How much you may have to change an NPC to convert it to a PC is, frankly more about DM prep than any underlying characteristics of the world. You build your NPCs for the storytelling purpose they serve in the way you find most useful.

If you only set them up to assist in picking a lock, or some light infiltration, you might only focus on those things. If you expect them to assassinate a few guards, you might kit them to do that. Maybe you go the whole way and decide to do a full-fledged character build for them. Or.. naybe you just handwave the prep, and say they succeed at whatever task you need them to succeed at and fail when you need them to fail.

None of these are wrong ways to set up your NPC, and none of them say anything particularly meaningful about the world, but the amount of effort to convert them to a PC will vary wildly.
My point is that it should take no time whatsoever.
The only dissonance that would exist would be if you had already set out to make that NPC obviously more or less capable than the PCs and the players had been exposed to that gap in capability.
Indeed, this is true; but were it more capable I probably wouldn't allow the player to take it over (not yet anyway) and if it's less capable the player is merely taking on more of a challenge.

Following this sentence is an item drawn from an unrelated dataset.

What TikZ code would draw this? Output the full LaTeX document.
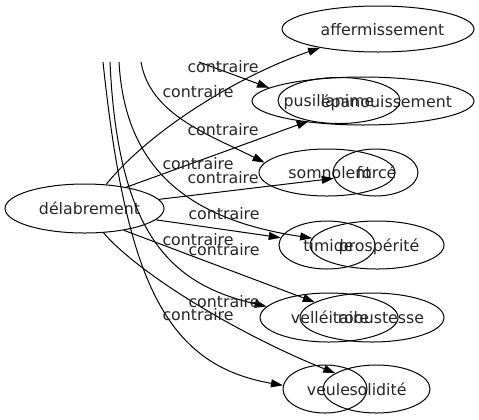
\documentclass[tikz,border=0pt]{standalone}
\usepackage{fontspec}
\setmainfont{DejaVu Sans}
\usetikzlibrary{shapes.geometric,arrows.meta}
\newcommand{\wordsize}{\fontsize{15.8bp}{18bp}\selectfont}

\begin{document}
\begin{tikzpicture}[x=1bp, y=-1bp,
	word/.style={ellipse, draw, line width=1bp, inner sep=0pt},
	txt/.style={inner sep=0pt, text height=12bp, text depth=0bp, font=\wordsize, text=black!85},
	rel/.style={line width=1bp, -{Triangle[length=12bp, width=8bp]}}]

	\useasboundingbox (0,0) rectangle (479,419);

	% source word
	\node [word, minimum width=159bp, minimum height=49bp, label={[txt, xshift=5bp]center:délabrement}] (del) at (84.5,208.5) {};

	% opposite words
	\node [word, minimum width=192bp, minimum height=46bp, label={[txt, xshift=4.5bp]center:affermissement}] (aff) at (378,29) {};
	\node [word, minimum width=222bp, minimum height=48bp, label={[txt, xshift=23.5bp]center:épanouissement}] (epa) at (363,101) {};
	\node [word, minimum width=122bp, minimum height=46bp, label={[txt, xshift=-10bp]center:pusillanime}] (pus) at (339,100.5) {};
	\node [word, minimum width=136bp, minimum height=47bp, label={[txt, xshift=3bp]center:somnolent}] (som) at (327,172.5) {};
	\node [word, minimum width=85bp, minimum height=47bp, label={[txt, xshift=1bp]center:forcé}] (forc) at (375.5,172.5) {};
	\node [word, minimum width=96bp, minimum height=48bp, label={[txt, xshift=1.5bp]center:timide}] (tim) at (327,245) {};
	\node [word, minimum width=134bp, minimum height=48bp, label={[txt, xshift=2bp]center:prospérité}] (pro) at (377,245) {};
	\node [word, minimum width=138bp, minimum height=49bp, label={[txt, xshift=1bp]center:velléitaire}] (vel) at (329,317.5) {};
	\node [word, minimum width=144bp, minimum height=49bp, label={[txt, xshift=9bp]center:robustesse}] (rob) at (372,317.5) {};
	\node [word, minimum width=84bp, minimum height=48bp, label={[txt, xshift=3.5bp]center:veule}] (veu) at (325,389) {};
	\node [word, minimum width=107bp, minimum height=48bp, label={[txt, xshift=1.5bp]center:solidité}] (sol) at (376.5,389) {};

	% loose ends at the top
	\coordinate (topE) at (199,62);
	\coordinate (topS) at (141,62);
	\coordinate (topP) at (119,62);
	\coordinate (topV) at (110,62);
	\coordinate (topU) at (103,62);

	% relations
	\draw [rel] (del.48) .. controls (150,130) and (240,75) .. (aff.198);
	\draw [rel] (topE) -- (epa.172);
	\draw [rel] (del.27) -- (pus.214);
	\draw [rel] (topS) .. controls (150,115) and (210,135) .. (som.171);
	\draw [rel] (del.7) -- (forc.188);
	\draw [rel] (del.351) -- (tim.171);
	\draw [rel] (topP) .. controls (125,170) and (190,220) .. (pro.174);
	\draw [rel] (topV) .. controls (118,240) and (175,285) .. (vel.170);
	\draw [rel] (del.331) -- (rob.165);
	\draw [rel] (topU) .. controls (126,280) and (165,365) .. (veu.175);
	\draw [rel] (del.308) .. controls (140,275) and (240,335) .. (sol.159);

	% relation labels
	\node [txt] (c-epa) at (223,66) {contraire};
	\node [txt] (c-aff) at (198,91) {contraire};
	\node [txt] (c-som) at (223,129) {contraire};
	\node [txt] (c-pus) at (198,163) {contraire};
	\node [txt] (c-forc) at (223,177) {contraire};
	\node [txt] (c-pro) at (224,213) {contraire};
	\node [txt] (c-tim) at (198,239) {contraire};
	\node [txt] (c-rob) at (224,249) {contraire};
	\node [txt] (c-vel) at (224,301) {contraire};
	\node [txt] (c-sol) at (198,314) {contraire};

\end{tikzpicture}
\end{document}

The one thing I won't do is have an NPC be capable of doing things a PC of the same species and class can never aspire to do.
 


Where were all of you when the Warrior, Aristocratic, Commoner, and Adept classes were getting axed?
Truth be told I was never a fan of the Commoner or Adept or similar classes; those took a good idea well beyond eleven and kinda ruined it in the process. Warrior and Nobility I could see to a point, though Warrior could just be a sub of Fighter.
 

Oh yeah, I had completely forgotten about sidekicks. I could use them as PCs for a low-power game.
I have. They are fragile, but that was the intent of the game. Though at higher levels with good equipment they are less fragile than I'd thought they would be.